Logarithmic Voronoi polytopes for discrete linear models

TL;DR

This paper investigates the structure of logarithmic Voronoi polytopes in linear statistical models, revealing their combinatorial properties and providing explicit descriptions for interior and boundary points.

Contribution

It introduces a novel geometric framework for analyzing logarithmic Voronoi cells in linear models, linking them to dual vector configurations and co-circuits.

Findings

Logarithmic Voronoi cells are polytopes with vertices described by co-circuits.

All interior points on a linear model share the same combinatorial type of Voronoi cell.
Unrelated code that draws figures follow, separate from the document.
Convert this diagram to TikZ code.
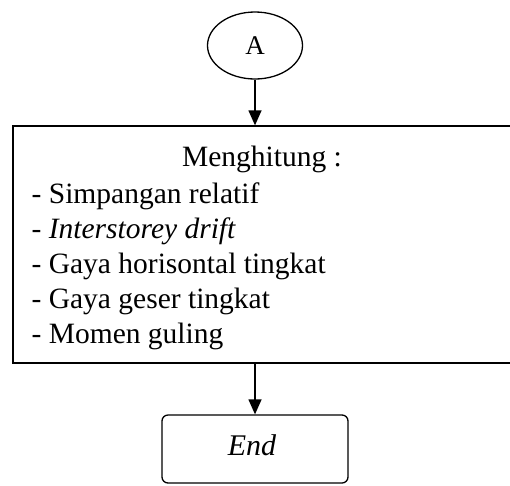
\documentclass[tikz,border=0pt]{standalone}
\usepackage{fontspec}
\setmainfont{Liberation Serif}
\usetikzlibrary{arrows.meta,shapes.geometric}
\begin{document}
\begin{tikzpicture}[x=1pt,y=-1pt,
  line width=1.3pt,
  bigfont/.style={font=\fontsize{29.5}{35}\selectfont},
  txt/.style={anchor=base west,inner sep=0pt,bigfont},
  arr/.style={-{Triangle[length=15pt,width=13pt]}}]
\useasboundingbox (0,0) rectangle (510,485);
\clip (0,0) rectangle (510,485);
\node[draw,ellipse,minimum width=95pt,minimum height=67pt,inner sep=0pt,font=\fontsize{27}{32}\selectfont] (a) at (255,45.5) {A};
\node[draw,rectangle,minimum width=547pt,minimum height=237pt,inner sep=0pt] (box) at (286.5,244.5) {};
\node[draw,rounded corners=6pt,minimum width=186pt,minimum height=68pt,inner sep=0pt] (end) at (255,449) {};
\node[txt,anchor=base,font=\fontsize{30}{35}\selectfont\itshape] (endt) at (252,455) {End};
\node[txt,anchor=base] (t0) at (262,166) {Menghitung :};
\node[txt] (t1) at (31,203) {- Simpangan relatif};
\node[txt] (t2) at (31,238) {- \textit{Interstorey drift}};
\node[txt] (t3) at (31,273) {- Gaya horisontal tingkat};
\node[txt] (t4) at (31,308) {- Gaya geser tingkat};
\node[txt] (t5) at (31,343) {- Momen guling};
\draw[arr] (a.south) -- (a.south |- box.north);
\draw[arr] (box.south -| end.north) -- (end.north);
\end{tikzpicture}
\end{document}
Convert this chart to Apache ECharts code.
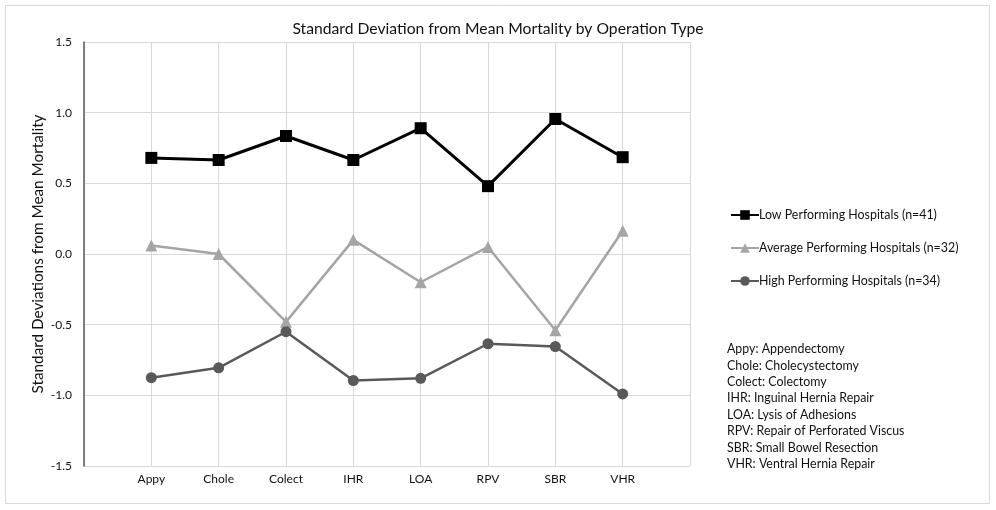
<!DOCTYPE html>
<html><head><meta charset="utf-8">
<script src="https://cdn.jsdelivr.net/npm/echarts@6/dist/echarts.min.js"></script>
<style>html,body{margin:0;padding:0;background:#fff}#c{width:996px;height:510px}</style>
</head><body><div id="c"></div>
<script>
const categories = ['Appy','Chole','Colect','IHR','LOA','RPV','SBR','VHR'];
const lowPerforming = [0.68, 0.665, 0.835, 0.665, 0.89, 0.48, 0.955, 0.685];
const averagePerforming = [0.06, 0.0, -0.48, 0.10, -0.20, 0.05, -0.54, 0.165];
const highPerforming = [-0.875, -0.805, -0.55, -0.895, -0.88, -0.635, -0.655, -0.99];
const seriesNames = ['Low Performing Hospitals (n=41)','Average Performing Hospitals (n=32)','High Performing Hospitals (n=34)'];
const yTicks = [-1.5, -1.0, -0.5, 0.0, 0.5, 1.0, 1.5];
const abbreviations = ['Appy: Appendectomy','Chole: Cholecystectomy','Colect: Colectomy','IHR: Inguinal Hernia Repair','LOA: Lysis of Adhesions','RPV: Repair of Perforated Viscus','SBR: Small Bowel Resection','VHR: Ventral Hernia Repair'];

const FONT = 'Lato, "Open Sans", sans-serif';
const TXT = '#111';
const toPts = arr => arr.map((v, i) => [i + 1, v]);

const chart = echarts.init(document.getElementById('c'), null, {renderer: 'canvas'});
chart.setOption({
  animation: false,
  backgroundColor: '#fff',
  textStyle: {fontFamily: FONT},
  title: {
    text: 'Standard Deviation from Mean Mortality by Operation Type',
    left: 'center', top: 16,
    textStyle: {fontFamily: FONT, fontSize: 15.7, fontWeight: 'normal', color: TXT}
  },
  graphic: [
    {type: 'rect', shape: {x: 5.5, y: 5.5, width: 984, height: 498}, style: {fill: 'none', stroke: '#d9d9d9', lineWidth: 1}, silent: true, z: -10},
    {type: 'text', left: 727, top: 341, style: {text: abbreviations.join('\n'), fontFamily: FONT, fontSize: 12.4, lineHeight: 16.4, fill: TXT}}
  ],
  legend: {
    orient: 'vertical', left: 725, top: 204, itemGap: 21,
    itemWidth: 28, itemHeight: 12,
    textStyle: {fontFamily: FONT, fontSize: 12.4, color: TXT, padding: [0,0,0,-5]},
    data: seriesNames
  },
  grid: {left: 84, right: 306, top: 42, bottom: 44, containLabel: false},
  xAxis: {
    type: 'value', min: 0, max: 9, interval: 1,
    axisLine: {show: false},
    axisTick: {show: false},
    splitLine: {show: true, lineStyle: {color: '#d9d9d9', width: 1}},
    axisLabel: {
      fontFamily: FONT, fontSize: 12, color: TXT, margin: 7,
      formatter: v => (v >= 1 && v <= categories.length) ? categories[v - 1] : ''
    }
  },
  yAxis: {
    type: 'value', min: yTicks[0], max: yTicks[yTicks.length - 1], interval: 0.5,
    name: 'Standard Deviations from Mean Mortality',
    nameLocation: 'middle', nameGap: 38, nameMoveOverlap: false,
    nameTextStyle: {fontFamily: FONT, fontSize: 15.3, color: TXT},
    axisLine: {show: true, onZero: false, lineStyle: {color: '#595959', width: 1.5}},
    axisTick: {show: false},
    splitLine: {show: true, lineStyle: {color: '#d9d9d9', width: 1}},
    axisLabel: {fontFamily: FONT, fontSize: 12, color: TXT, margin: 12, formatter: v => v.toFixed(1)}
  },
  series: [
    {name: seriesNames[0], type: 'line', data: toPts(lowPerforming), symbol: 'rect', symbolSize: 12,
     itemStyle: {color: '#000'}, lineStyle: {color: '#000', width: 3}, z: 3},
    {name: seriesNames[1], type: 'line', data: toPts(averagePerforming), symbol: 'triangle', symbolSize: 12,
     itemStyle: {color: '#a5a5a5'}, lineStyle: {color: '#a5a5a5', width: 2.5}, z: 2},
    {name: seriesNames[2], type: 'line', data: toPts(highPerforming), symbol: 'circle', symbolSize: 11,
     itemStyle: {color: '#595959'}, lineStyle: {color: '#595959', width: 2.5}, z: 2}
  ]
});
</script></body></html>
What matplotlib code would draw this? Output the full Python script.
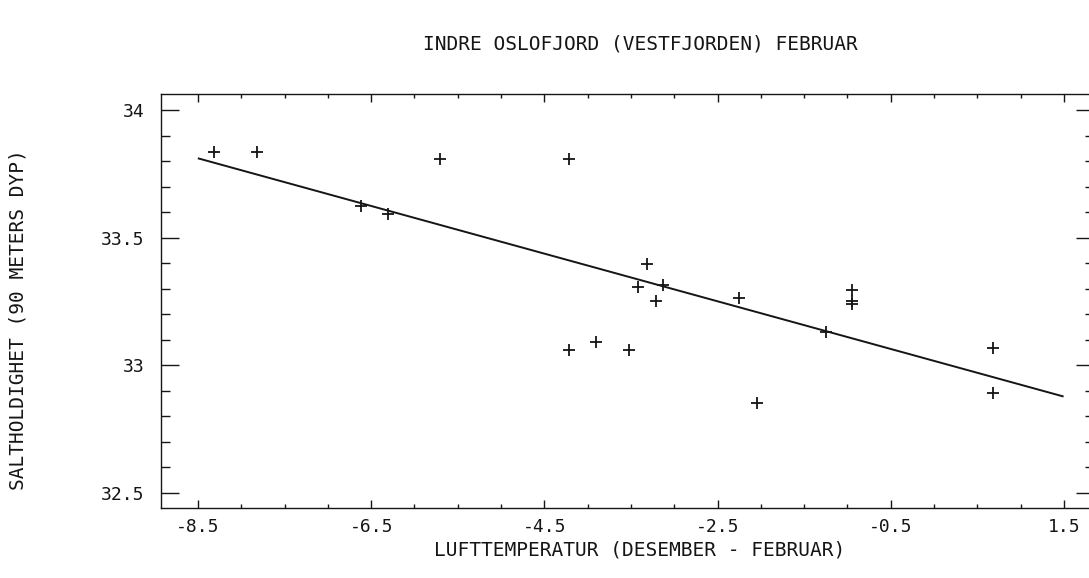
import numpy as np
import matplotlib
matplotlib.use("Agg")
import matplotlib.pyplot as plt
from matplotlib.ticker import MultipleLocator

# lufttemperatur (des-feb) vs salinity at 90 m
temp = [-8.31, -7.82, -6.62, -6.31, -5.71, -4.22, -4.21, -3.90, -3.52, -3.32, -3.42,
        -3.215, -3.13, -2.25, -2.04, -1.25, -0.95, -0.95, -0.95, 0.68, 0.68]
salt = [33.836, 33.836, 33.625, 33.593, 33.808, 33.810, 33.059, 33.089, 33.059, 33.395, 33.305,
        33.251, 33.314, 33.264, 32.852, 33.131, 33.296, 33.252, 33.240, 33.067, 32.891]

# regression line end points
fit_x = [-8.49, 1.485]
fit_y = [33.81, 32.878]

xticks = [-8.5, -6.5, -4.5, -2.5, -0.5, 1.5]
yticks = [32.5, 33, 33.5, 34]

plt.rcParams['font.family'] = ['DejaVu Sans Mono']
ink = '#151515'

fig = plt.figure(figsize=(10.89, 5.78), dpi=100)
ax = fig.add_axes([0.1478, 0.1211, 0.8567, 0.7163])

ax.plot(fit_x, fit_y, '-', color=ink, lw=1.4)
ax.plot(temp, salt, '+', color=ink, ms=8, mew=1.3)

ax.set_xlim(-8.927, 1.846)
ax.set_ylim(32.44, 34.063)

ax.set_xticks(xticks)
ax.set_xticklabels(['%.1f' % v for v in xticks])
ax.set_yticks(yticks)
ax.set_yticklabels(['32.5', '33', '33.5', '34'])
ax.xaxis.set_minor_locator(MultipleLocator(0.5))
ax.yaxis.set_minor_locator(MultipleLocator(0.1))

ax.tick_params(axis='both', which='both', direction='in', top=True, right=True,
               colors=ink, width=1, labelsize=13)
ax.tick_params(axis='x', which='major', length=5.8, pad=7)
ax.tick_params(axis='x', which='minor', length=2.9)
ax.tick_params(axis='y', which='major', length=13, pad=12)
ax.tick_params(axis='y', which='minor', length=6.5)

for s in ax.spines.values():
    s.set_color(ink)
    s.set_linewidth(1)

fig.text(640/1089, 1 - 44/578, 'INDRE OSLOFJORD (VESTFJORDEN) FEBRUAR',
         ha='center', va='center', fontsize=14, color=ink)
fig.text(640/1089, 1 - 550/578, 'LUFTTEMPERATUR (DESEMBER - FEBRUAR)',
         ha='center', va='center', fontsize=14, color=ink)
fig.text(18/1089, 1 - 320/578, 'SALTHOLDIGHET (90 METERS DYP)', rotation=90,
         ha='center', va='center', fontsize=14, color=ink)

fig.savefig('out.png', dpi=100)
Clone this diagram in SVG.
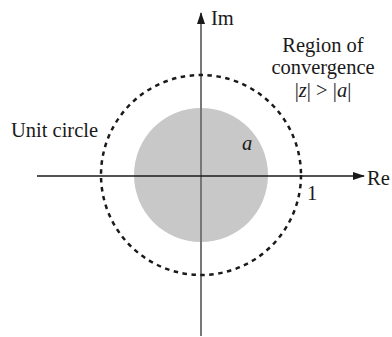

The paper extends the analysis to boundary points and partial linear models.

Abstract

We study logarithmic Voronoi cells for linear statistical models and partial linear models. The logarithmic Voronoi cells at points on such model are polytopes. To any $d$-dimensional linear model inside the probability simplex $\Delta_{n-1}$, we can associate an $n\times d$ matrix $B$. For interior points, we describe the vertices of these polytopes in terms of co-circuits of $B$. We also show that these polytopes are combinatorially isomorphic to the dual of a vector configuration with Gale diagram $B$. This means that logarithmic Voronoi cells at all interior points on a linear model have the same combinatorial type. We also describe logarithmic Voronoi cells at points on the boundary of the simplex. Finally, we study logarithmic Voronoi cells of partial linear models, where the points on the boundary of the model are especially of interest.